The Indian business process management (BPM) industry has set a target of $50 billion in revenues by 2020, including both export and domestic, from the current level of $28 billion as the sector expects the demand momentum to remain strong.

By: | Bengaluru | Published: September 23, 2016 6:04 AM

The Indian business process management (BPM) industry has set a target of $50 billion in revenues by 2020, including both export and domestic, from the current level of $28 billion as the sector expects the demand momentum to remain strong.

The industry which recorded a 8% growth in revenue for FY16 though in US dollar constant currency terms the sector saw a rise in excess of 10%.

Nasscom President R Chandrashekhar said, “Automation, digitalised processes and new business models are enabling the BPM sector to take a step forward in adopting a more strategic role as compared to being just another outsourcing platform.”

Keshav Murugesh, chairman, Nasscom BPM council said, “The industry is changing as the clients’ requirement from us is more strategic and it is no more of just reducing costs.”

He referred to $50 billion revenue target as a big goal and the domestic market is also promising a huge potential for the BPM industry.

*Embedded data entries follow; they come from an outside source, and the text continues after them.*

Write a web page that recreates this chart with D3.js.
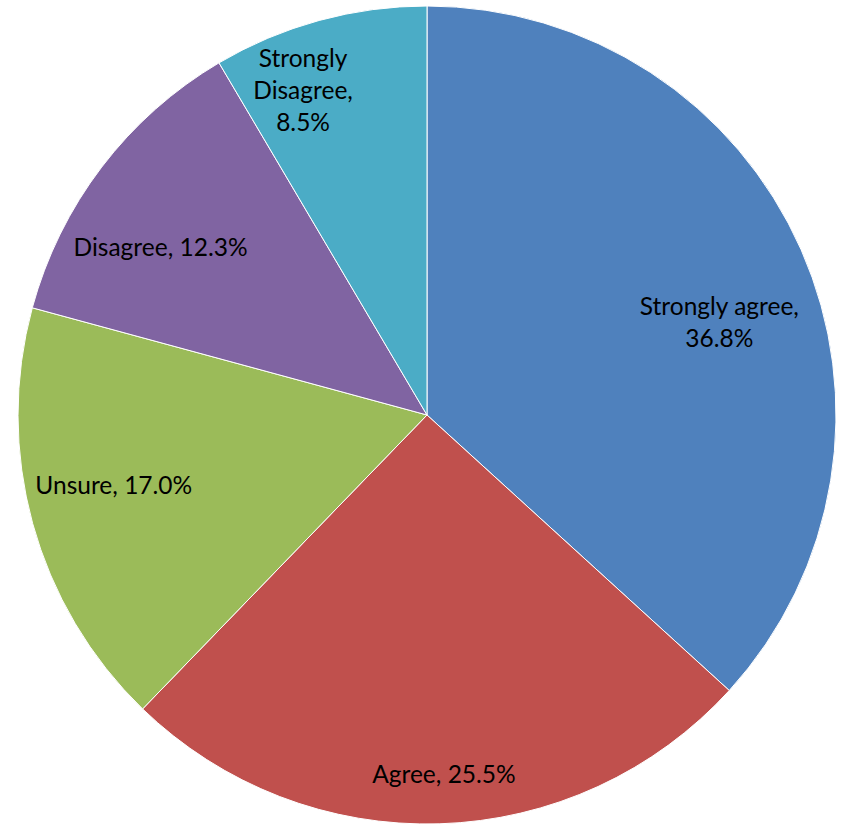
<!DOCTYPE html>
<html>
<head>
<meta charset="utf-8">
<script src="https://cdn.jsdelivr.net/npm/d3@7"></script>
<style>
  html, body { margin: 0; padding: 0; background: #fff; }
  svg { display: block; }
</style>
</head>
<body>
<svg id="chart" width="841" height="824"></svg>
<script>
// Survey responses, clockwise from 12 o'clock
const categories = ["Strongly agree", "Agree", "Unsure", "Disagree", "Strongly Disagree"];
const shares = [36.8, 25.5, 17.0, 12.3, 8.5];
const colors = ["#4F81BD", "#C0504D", "#9BBB59", "#8064A2", "#4BACC6"];
// Label text lines per slice
const labelLines = [
  ["Strongly agree,", "36.8%"],
  ["Agree, 25.5%"],
  ["Unsure, 17.0%"],
  ["Disagree, 12.3%"],
  ["Strongly", "Disagree,", "8.5%"]
];

// Label placement: fraction of radius and angular nudge (degrees) from slice middle
const labelPlacement = [
  { rf: 0.75, da: 6.2 },
  { rf: 0.88, da: -0.9 },
  { rf: 0.785, da: 2.7 },
  { rf: 0.77, da: -5.1 },
  { rf: 0.85, da: -5.6 }
];

const width = 841, height = 824;
const cx = 427, cy = 415, radius = 409;

const svg = d3.select("#chart");
const g = svg.append("g").attr("transform", `translate(${cx},${cy})`);

const data = categories.map((c, i) => ({ category: c, value: shares[i], i }));

const pie = d3.pie().sort(null).value(d => d.value);
const arc = d3.arc().innerRadius(0).outerRadius(radius);
const arcs = pie(data);

g.selectAll("path.slice")
  .data(arcs)
  .join("path")
  .attr("class", "slice")
  .attr("d", arc)
  .attr("fill", d => colors[d.data.i])
  .attr("stroke", "#ffffff")
  .attr("stroke-width", 1);

const fontSize = 24.5;
const lineHeight = 32;

const labels = g.selectAll("text.label")
  .data(arcs)
  .join("text")
  .attr("class", "label")
  .attr("text-anchor", "middle")
  .attr("font-family", "Lato, 'Noto Sans', sans-serif")
  .attr("font-size", fontSize)
  .attr("fill", "#000")
  .attr("transform", d => {
    const p = labelPlacement[d.data.i];
    const a = (d.startAngle + d.endAngle) / 2 + p.da * Math.PI / 180;
    const r = radius * p.rf;
    return `translate(${r * Math.sin(a)},${-r * Math.cos(a)})`;
  });

labels.each(function(d) {
  const lines = labelLines[d.data.i];
  const n = lines.length;
  d3.select(this).selectAll("tspan")
    .data(lines)
    .join("tspan")
    .attr("x", 0)
    .attr("y", (l, k) => (k - (n - 1) / 2) * lineHeight)
    .attr("dy", "0.35em")
    .text(l => l);
});
</script>
</body>
</html>
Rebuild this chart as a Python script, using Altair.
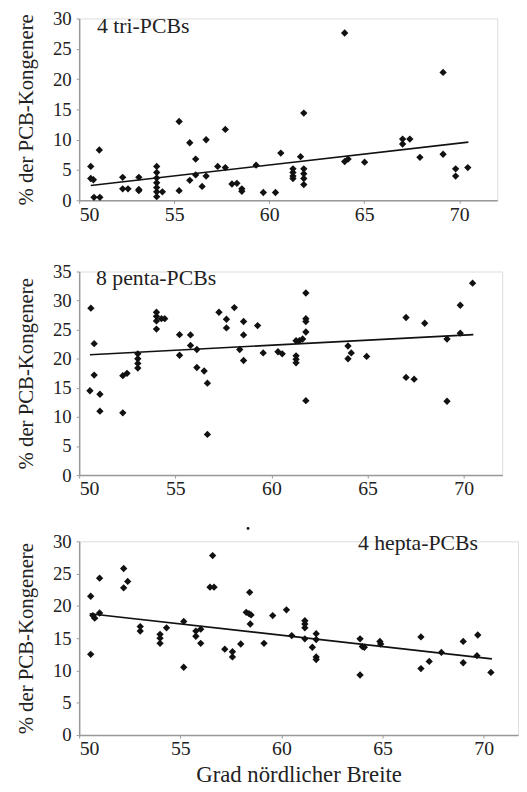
import altair as alt
import pandas as pd

# ---------------- data ----------------
tri_x = [50.61, 50.61, 50.75, 50.78, 51.09, 51.06,
         52.29, 52.29, 52.57, 53.14, 53.14, 53.14,
         54.08, 54.08, 54.08, 54.08, 54.08, 54.08, 54.08, 54.38,
         55.26, 55.26, 55.82, 55.82, 56.13, 56.13, 56.47, 56.68, 56.68,
         57.29, 57.69, 57.69, 58.04, 58.30, 58.56, 58.56, 59.31, 59.69,
         60.33, 60.61, 61.65, 61.25, 61.25, 61.25, 61.25,
         61.82, 61.82, 61.82, 61.82, 61.82,
         63.97, 63.97, 64.15, 65.02, 67.02, 67.02, 67.40, 67.93,
         69.15, 69.15, 69.81, 69.81, 70.45]
tri_y = [5.6, 3.6, 3.4, 0.5, 0.5, 8.3,
         3.8, 1.9, 1.9, 3.8, 1.8, 1.6,
         5.6, 4.6, 3.7, 2.9, 2.1, 1.4, 0.6, 1.4,
         13.0, 1.6, 9.5, 3.3, 6.8, 4.2, 2.3, 10.0, 4.0,
         5.6, 11.7, 5.4, 2.7, 2.8, 1.9, 1.5, 5.8, 1.3,
         1.3, 7.8, 7.2, 5.2, 4.6, 4.0, 3.6,
         14.4, 5.2, 4.4, 3.6, 2.6,
         27.6, 6.4, 6.8, 6.3, 10.1, 9.3, 10.1, 7.1,
         21.1, 7.6, 5.2, 4.0, 5.4]
tri_trend_x = [50.61, 70.48]
tri_trend_y = [2.45, 9.6]

penta_x = [50.61, 50.78, 50.78, 50.56, 51.08, 51.08,
           52.27, 52.27, 52.49, 53.05, 53.05, 53.05, 53.05,
           54.02, 54.02, 54.02, 54.02, 54.28, 54.45,
           55.22, 55.22, 55.79, 55.79, 56.12, 56.12, 56.50, 56.67, 56.67,
           57.27, 57.66, 57.66, 58.07, 58.55, 58.55, 58.55, 58.35,
           59.28, 59.57, 60.34, 60.56,
           61.28, 61.45, 61.62, 61.28, 61.28, 61.28,
           61.79, 61.79, 61.79, 61.79, 61.79,
           63.98, 63.98, 64.15, 64.95,
           67.00, 67.00, 67.42, 67.97, 69.13, 69.13, 69.82, 69.82, 70.46]
penta_y = [28.7, 22.6, 17.2, 14.5, 13.9, 11.0,
           10.7, 17.1, 17.5, 20.85, 20.0, 19.2, 18.4,
           28.0, 27.3, 26.5, 25.1, 26.9, 26.9,
           24.15, 20.6, 24.1, 22.3, 21.6, 18.5, 17.9, 15.8, 7.0,
           28.0, 26.8, 25.3, 28.8, 26.4, 24.1, 19.7, 21.6,
           25.7, 21.0, 21.2, 20.85,
           23.1, 23.1, 23.4, 20.5, 19.9, 19.3,
           31.3, 26.9, 26.4, 24.6, 12.8,
           22.2, 20.0, 21.0, 20.4,
           27.1, 16.8, 16.5, 26.1, 23.4, 12.7, 29.2, 24.4, 33.0]
penta_trend_x = [50.56, 70.50]
penta_trend_y = [20.7, 24.15]

hepta_x = [50.57, 50.57, 50.68, 50.77, 51.01, 51.01,
           52.20, 52.20, 52.40, 53.02, 53.02,
           54.00, 54.00, 54.00, 54.32, 55.17, 55.17,
           55.77, 55.77, 56.01, 56.01, 56.60, 56.47, 56.67,
           57.20, 57.58, 57.58, 57.99, 58.43, 58.26, 58.40, 58.50, 58.46,
           59.14, 59.57, 60.25, 60.51,
           61.16, 61.16, 61.16, 61.16, 61.53,
           61.72, 61.72, 61.72, 61.72,
           63.89, 63.89, 64.00, 64.10, 64.87, 64.91,
           66.90, 66.90, 67.31, 67.91, 68.99, 68.99, 69.71, 69.67, 70.36]
hepta_y = [21.5, 12.5, 18.5, 18.1, 24.3, 18.9,
           25.8, 22.8, 23.8, 16.8, 16.1,
           15.6, 15.0, 14.2, 16.6, 17.6, 10.5,
           16.1, 15.3, 16.4, 14.2, 27.8, 22.9, 22.9,
           13.3, 12.9, 12.1, 14.1, 22.1, 19.0, 18.8, 18.6, 17.2,
           14.2, 18.5, 19.4, 15.4,
           17.7, 17.2, 16.6, 14.9, 13.6,
           15.7, 14.8, 12.1, 11.7,
           14.9, 9.3, 13.7, 13.6, 14.5, 14.1,
           15.2, 10.3, 11.4, 12.8, 14.5, 11.2, 15.5, 12.3, 9.7]
hepta_extra_x = [58.35]
hepta_extra_y = [32.0]
hepta_trend_x = [50.52, 70.41]
hepta_trend_y = [18.8, 11.8]

panel_labels = ["4 tri-PCBs", "8 penta-PCBs", "4 hepta-PCBs"]
y_title = "% der PCB-Kongenere"
x_title = "Grad nördlicher Breite"

FONT = "Liberation Serif"
TXT = "#222222"
AX = "#999999"


def panel(px, py, tx, ty, ymax, xmax, width, height, label, lab_x, lab_y,
          xtitle=None, extra=None):
    pts = pd.DataFrame({"x": px, "y": py})
    trend = pd.DataFrame({"x": tx, "y": ty})
    xscale = alt.Scale(domain=[50, xmax], nice=False, zero=False)
    yscale = alt.Scale(domain=[0, ymax], nice=False)
    xaxis_kw = dict(values=[50, 55, 60, 65, 70], grid=False, tickSize=3,
                    labelPadding=1, labelFontSize=20, labelFont=FONT,
                    labelColor=TXT, domainColor=AX, tickColor=AX,
                    domainWidth=1.5, labelOverlap=False,
                    titleFont=FONT, titleFontSize=23,
                    titleFontWeight="normal", titleColor=TXT, titlePadding=5)
    if xtitle:
        xaxis = alt.Axis(title=xtitle, **xaxis_kw)
    else:
        xaxis = alt.Axis(title=None, **xaxis_kw)
    yaxis = alt.Axis(title=y_title, values=list(range(0, ymax + 1, 5)),
                     grid=False, tickSize=3, labelPadding=5, labelFontSize=19,
                     labelFont=FONT, labelColor=TXT, domainColor=AX,
                     labelOverlap=False,
                     tickColor=AX, domainWidth=1.5, titleFont=FONT,
                     titleFontSize=21, titleFontWeight="normal",
                     titleColor=TXT, titlePadding=16)
    enc_x = alt.X("x:Q", scale=xscale, axis=xaxis)
    enc_y = alt.Y("y:Q", scale=yscale, axis=yaxis)

    points = alt.Chart(pts).mark_point(
        shape="diamond", filled=True, color="#111111", size=55, opacity=1
    ).encode(x=enc_x, y=enc_y)
    line = alt.Chart(trend).mark_line(color="#111111", strokeWidth=1.6).encode(
        x=enc_x, y=enc_y)
    text = alt.Chart(pd.DataFrame({"t": [label]})).mark_text(
        font=FONT, fontSize=22, color=TXT, align="left", baseline="middle"
    ).encode(x=alt.value(lab_x), y=alt.value(lab_y), text="t:N")
    layers = [points, line, text]
    if extra is not None:
        ex = pd.DataFrame({"x": extra[0], "y": extra[1]})
        layers.append(alt.Chart(ex).mark_circle(color="#111111", size=8,
                                                opacity=1).encode(x=enc_x, y=enc_y))
    return alt.layer(*layers).properties(width=width, height=height)


p1 = panel(tri_x, tri_y, tri_trend_x, tri_trend_y, 30, 72, 423, 184,
           panel_labels[0], 18, 8)
p2 = panel(penta_x, penta_y, penta_trend_x, penta_trend_y, 35, 72, 428, 206,
           panel_labels[1], 17, 7)
p3 = panel(hepta_x, hepta_y, hepta_trend_x, hepta_trend_y, 30, 71.7, 444, 196,
           panel_labels[2], 282, 2, xtitle=x_title,
           extra=(hepta_extra_x, hepta_extra_y))

chart = alt.vconcat(p1, alt.vconcat(p2, p3, spacing=27), spacing=37).properties(
    padding={"left": 7, "top": -4, "right": 0, "bottom": 0}
).configure_axis(labelFont=FONT, titleFont=FONT).configure_view(
    stroke=None).configure(background="white")

chart.save("out.html", embed_options={"renderer": "svg", "actions": False})
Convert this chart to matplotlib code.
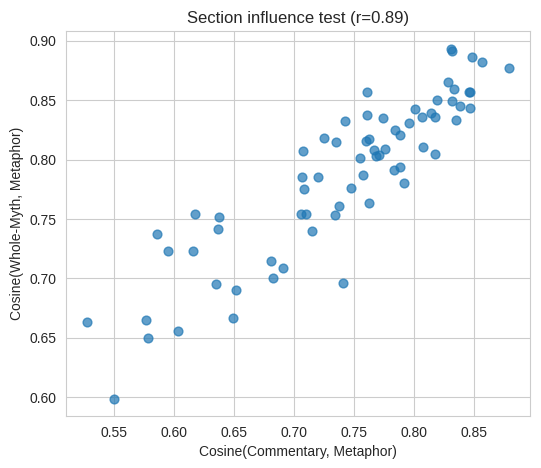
import matplotlib
matplotlib.use("Agg")
import matplotlib.pyplot as plt
import seaborn as sns

sns.set_style("whitegrid")
plt.rcParams['font.family'] = ['Liberation Sans', 'DejaVu Sans']

commentary = [0.5275, 0.5497, 0.5763, 0.5786, 0.603, 0.5855, 0.5947, 0.6155, 0.6172, 0.6372,
              0.6363, 0.6347, 0.6513, 0.6488, 0.6805, 0.6905, 0.6825, 0.708, 0.7058, 0.710,
              0.8305, 0.8313, 0.848, 0.8563, 0.8788, 0.828, 0.833, 0.8458, 0.8467, 0.7605,
              0.8192, 0.8313, 0.8383, 0.8463, 0.8005, 0.8142, 0.8063, 0.8172, 0.835, 0.7605,
              0.7738, 0.7422, 0.7958, 0.7838, 0.7883, 0.7247, 0.7347, 0.7594, 0.7622, 0.7069,
              0.8072, 0.8172, 0.7664, 0.7755, 0.768, 0.7708, 0.7547, 0.783, 0.7883, 0.7575,
              0.7913, 0.7063, 0.7197, 0.7472, 0.7372, 0.7342, 0.7622, 0.7147, 0.7408]
whole_myth = [0.663, 0.599, 0.6647, 0.6498, 0.6555, 0.7378, 0.7227, 0.7235, 0.7546, 0.752,
              0.742, 0.695, 0.690, 0.6664, 0.7143, 0.7092, 0.7008, 0.7756, 0.7546, 0.7546,
              0.8935, 0.8916, 0.8866, 0.8824, 0.8773, 0.8655, 0.8597, 0.8566, 0.8566, 0.8571,
              0.8504, 0.8496, 0.8448, 0.8437, 0.8429, 0.8395, 0.8361, 0.8361, 0.833, 0.8372,
              0.8353, 0.8328, 0.8311, 0.8246, 0.821, 0.8179, 0.8145, 0.816, 0.8176, 0.807,
              0.8109, 0.805, 0.8078, 0.8087, 0.8034, 0.8039, 0.8011, 0.7916, 0.7941, 0.7874,
              0.7807, 0.7851, 0.7851, 0.7759, 0.7608, 0.7538, 0.7639, 0.7403, 0.6958]

title = "Section influence test (r=0.89)"
xlabel = "Cosine(Commentary, Metaphor)"
ylabel = "Cosine(Whole-Myth, Metaphor)"

fig = plt.figure(figsize=(5.41, 4.68), dpi=100)
ax = fig.add_axes([66/541, 1-416/468, (530-66)/541, (416-31)/468])
ax.scatter(commentary, whole_myth, s=40, alpha=0.7, color="#1f77b4")
ax.set_title(title, fontsize=12)
ax.set_xlabel(xlabel, fontsize=10)
ax.set_ylabel(ylabel, fontsize=10)
ax.tick_params(labelsize=10)
fig.savefig("out.png", dpi=100)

The Indian BPM sector is one of the largest globally with presence of over 2,500 firms and employing over 1.1 million people. The sector accounts for 38% of the global sourcing industry.

On the current trend of automation impacting the hiring in the sector, Murugesh said the industry will continue to employ the people but the only difference being the kind of human resources that will be employable.

“Jobs will be created. As long there is growth more people will be added to recruitment,” Murugesh said.

On the voice segment of the Indian BPM industry shifting to Philippines, Nasscom vice chairman Raman Roy said, “This is just an extension of the Indian BPM industry model.

India has expanded its shore and brought other countries into these model.” According to Roy, certain segments of the voice has shifted to Philippines but the critical elements has still remained in India.

The industry is also looking to align more closely with educational institutes to keep the curriculum updated and keep the graduates industry ready.